Box Inc. (BOX) - Get Report said Thursday that private equity company KKR will lead a $500 million investment in the cloud computing company in the form of convertible preferred stock. Box is planning to use most of the funds to buy back shares.
Shares of the Redwood City, Calif. company were sliding 10.2% to $21.77 at last check.
The investment is expected to close in May. KKR's John Park, head of Americas technology private equity will join Box's board at that time, becoming its tenth member.
Current director Bethany Mayer will be appointed as board chair, effective May 1. Aaron Levie, co-founder and chief executive officer, will continue as CEO after the deal but will step down as chairman.
A self-tender for the buyback, whose pricing and amount of shares has not yet been decided, will begin after Box releases its first-quarter results in May.
Box said in a statement that the investment from KKR "will advance the company’s strategy to deliver the Box Content Cloud and enable customers to modernize how they work and drive digital transformation throughout their organizations."
The company affirmed its commitment of to achieving a revenue growth rate between 12% to 16% and operating margins of between 23% to 27% by fiscal 2024.
“The investment from KKR is a strong vote of confidence in our vision, strategy, and continued efforts to increase growth and profitability,” Levie said.
D.A. Davidson analyst Rishi Jaluria maintained his neutral on Box, while cutting his price target to $22 from $25 per share.

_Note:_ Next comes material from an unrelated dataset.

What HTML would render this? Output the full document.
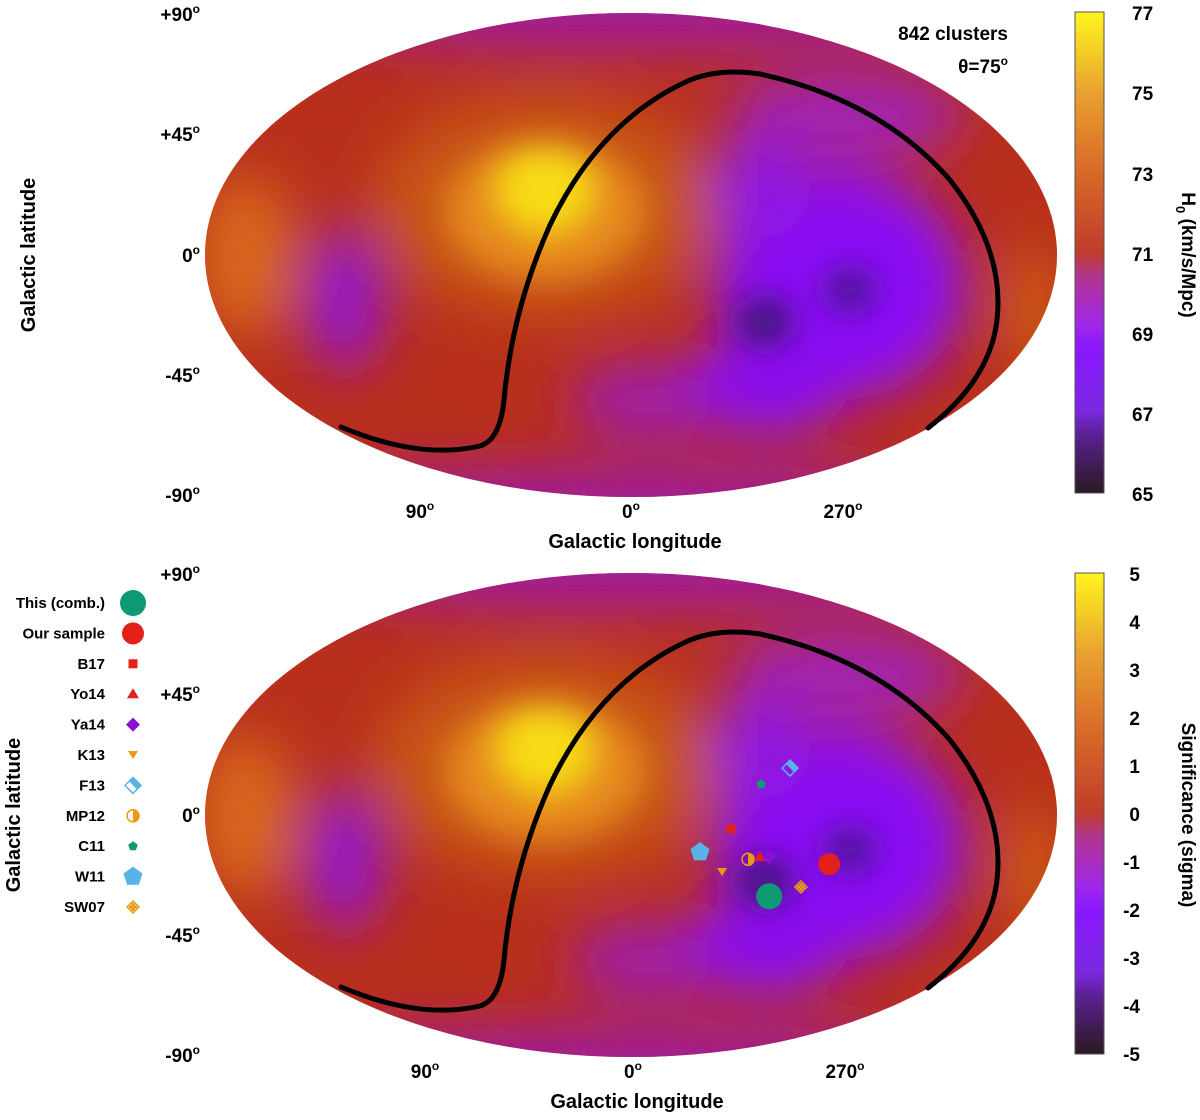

"We are incrementally positive on BOX's prospects as a standalone company following the announcement but do believe this signals that BOX as a takeout candidate is off the table for now," he said in a research note.
The analyst said he believes the investment "brings further operational discipline to Box, with the support of KKR and less executive leadership on the board."
"In our view, Box has made solid progress on margin expansion (although we do believe there is still a lot more room for cost discipline) while growth has decelerated to the high-single digits," Jaluria said.
With greater involvement from outside investors, the analyst said, "we expect that there could be a turnaround on the horizon to help Box accelerate growth.
Last month, Box shares surged following reports that the company was exploring a sale after being pressured by activist investors including Starboard Value, which took a stake in the company in 2019.
Jaluria said the investment and inclusion of KKR "provides Box with some air cover from activists (i.e. Starboard)."
He also noted that KKR's board position does come with some conditions including: KKR may not transfer any raised stock (pre or post-conversion) to an activist investor (or when doing so puts any investor at 5% ownership); and that KKR must hold 50% of the raised stock.
In early March, Box beat Wall Street's fourth-quarter estimates. Revenue climbed 8% to $198.9 million.
KKR is the biggest investor in AppLovin, a mobile application and gaming company, that announced details of its initial public offering on Wednesday.